Because Yakabod’s former headquarters had been located in a fire station, they were familiar with the challenges that come with an old building. “This raw space was an opportunity to examine what did and didn’t work about their old space and what could we improve upon,” notes Sheridan. Of particular importance to the Yakabod team was a commercial kitchen and facilities to accommodate the potluck meals they enjoy regularly. Surplus electrical outlets were configured to be located outside the kitchen to accommodate a serving table, where everyone can plug in to warm dishes without tripping the circuits. Adding to their culinary capabilities is a professional coffee bar housed around the original freight elevator structure.
Keeping the Character
To maintain character of the original knitting mill, they left all wood structure unpainted and raw to expose all of the markings that have accrued over time. Sheridan notes a small detail with discernible impact: the existing glass transformers that were used for exterior electrical insulators in the courtyard were removed to re-point and clean the brick but saved and reinstalled for their aesthetic effect.
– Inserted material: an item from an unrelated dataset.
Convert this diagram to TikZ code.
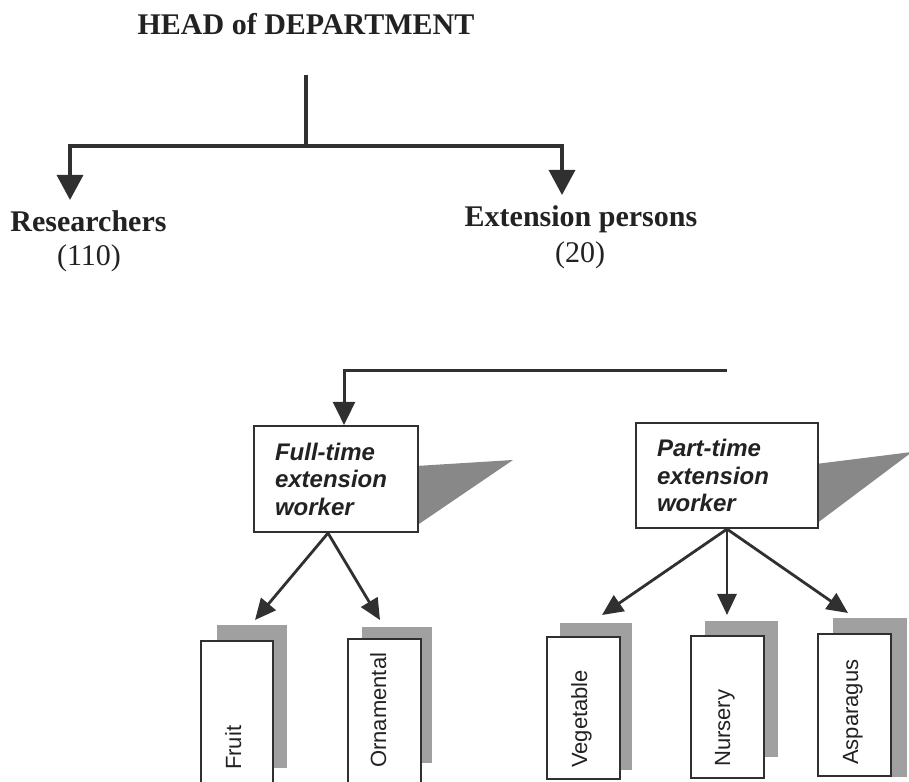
\documentclass[tikz,border=0pt]{standalone}
\usepackage{fontspec}
\setmainfont{Liberation Serif}
\setsansfont{Liberation Sans}
\usetikzlibrary{arrows.meta,patterns}
\definecolor{ink}{HTML}{303030}
\definecolor{txt}{HTML}{222222}
\definecolor{shade}{HTML}{A0A0A0}
\definecolor{shadedark}{HTML}{888888}
\tikzset{
  serifb/.style={font=\fontsize{30}{36}\selectfont\bfseries, text=txt, inner sep=0pt},
  serifr/.style={font=\fontsize{30}{36}\selectfont, text=txt, inner sep=0pt},
  conn/.style={draw=ink, line width=3.4pt},
  bigarrow/.style={conn, -{Triangle[length=25pt,width=26pt]}},
  midarrow/.style={conn, line width=3pt, -{Triangle[length=23pt,width=22pt]}},
  smallarrow/.style={draw=ink, line width=2.8pt, -{Triangle[length=21pt,width=19pt]}},
  workerbox/.style={draw=ink, line width=2.2pt, fill=white, rectangle, align=left,
    inner xsep=21pt, inner ysep=0pt, text=txt,
    font=\fontsize{24}{27.5}\selectfont\sffamily\bfseries\itshape},
  leafbox/.style={draw=ink, line width=2.2pt, fill=white, rectangle, anchor=north west, inner sep=0pt},
  leaftext/.style={rotate=90, anchor=base west, inner sep=0pt, text=txt,
    font=\fontsize{22}{26}\selectfont\sffamily},
  leafshadow/.style={fill=shade},
  tri/.style={fill=shadedark}
}
\begin{document}
\begin{tikzpicture}[x=1pt,y=1pt]
\useasboundingbox (0,0) rectangle (909,781);
\clip (0,0) rectangle (909,781);
\fill[white] (0,0) rectangle (909,781);

% top level
\node[serifb, anchor=base] (head) at (306,746) {HEAD of DEPARTMENT};
\coordinate (stem) at (306,706);
\coordinate (jc) at (306,635);
\coordinate (rtip) at (70,581);
\coordinate (etip) at (562,586);
\draw[conn] (stem) -- (jc);
\draw[bigarrow] (jc) -| (rtip);
\draw[bigarrow] (jc) -| (etip);

\node[serifb, anchor=base] (res) at (88.5,549) {Researchers};
\node[serifr, anchor=base] (resn) at (89,515) {(110)};
\node[serifb, anchor=base] (ext) at (581,554) {Extension persons};
\node[serifr, anchor=base] (extn) at (580,518) {(20)};

% shadows of worker boxes
\fill[tri] (416,315) -- (513,321) -- (416,255) -- cycle;
\fill[tri] (816,317) -- (912,329) -- (816,257) -- cycle;

% worker boxes
\node[workerbox, text width=122pt, minimum height=106pt] (full) at (336,302)
  {Full-time\\extension\\worker};
\node[workerbox, text width=140pt, minimum height=105pt] (part) at (727,305.5)
  {Part-time\\extension\\worker};

\coordinate (b2) at (727,410);
\draw[midarrow] (b2) -| ([xshift=8pt]full.north);

% leaf shadows
\fill[leafshadow] (217,156) rectangle (287,13);
\fill[leafshadow] (362,154) rectangle (432,18);
\fill[leafshadow] (560,158) rectangle (632,11);
\fill[leafshadow] (705,160) rectangle (778,24);
\fill[leafshadow] (833,163) rectangle (907,4);

% leaf boxes
\node[leafbox, minimum width=72pt, minimum height=150pt] (fruit) at (200,141) {};
\node[leafbox, minimum width=73pt, minimum height=150pt] (orn) at (347,143) {};
\node[leafbox, minimum width=73pt, minimum height=142pt] (veg) at (546,145) {};
\node[leafbox, minimum width=73pt, minimum height=142pt] (nur) at (690,146) {};
\node[leafbox, minimum width=73pt, minimum height=142pt] (asp) at (817,148) {};

\node[leaftext] (fruitt) at (241,11) {Fruit};
\node[leaftext] (ornt) at (386,13) {Ornamental};
\node[leaftext] (vegt) at (587,13) {Vegetable};
\node[leaftext] (nurt) at (730,14) {Nursery};
\node[leaftext] (aspt) at (858,16) {Asparagus};

% arrows to leaves
\coordinate (fruittip) at (255,161);
\coordinate (orntip) at (380,161);
\coordinate (vegtip) at (602,166);
\coordinate (nurtip) at (727,166);
\coordinate (asptip) at (848,168);
\draw[smallarrow] ([xshift=-8pt]full.south) -- (fruittip);
\draw[smallarrow] ([xshift=-8pt]full.south) -- (orntip);
\draw[smallarrow] (part.south) -- (vegtip);
\draw[smallarrow] (part.south) -- (nurtip);
\draw[smallarrow] (part.south) -- (asptip);
\end{tikzpicture}
\end{document}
Of course, the exposed rafters, glass expanses, and reclaimed floors are in keeping with the old mill’s personality.
And the project continues. The shell for the second phase—an L-shaped one-story section facing Carroll Creek Plaza—is currently under construction. Two tenants, a brewery and a deli, are confirmed. Other possibilities include a restaurant and/or a farmers’ market. When today’s iteration of the Union Knitting Mills building is complete, it will surely knit together the professional community it houses.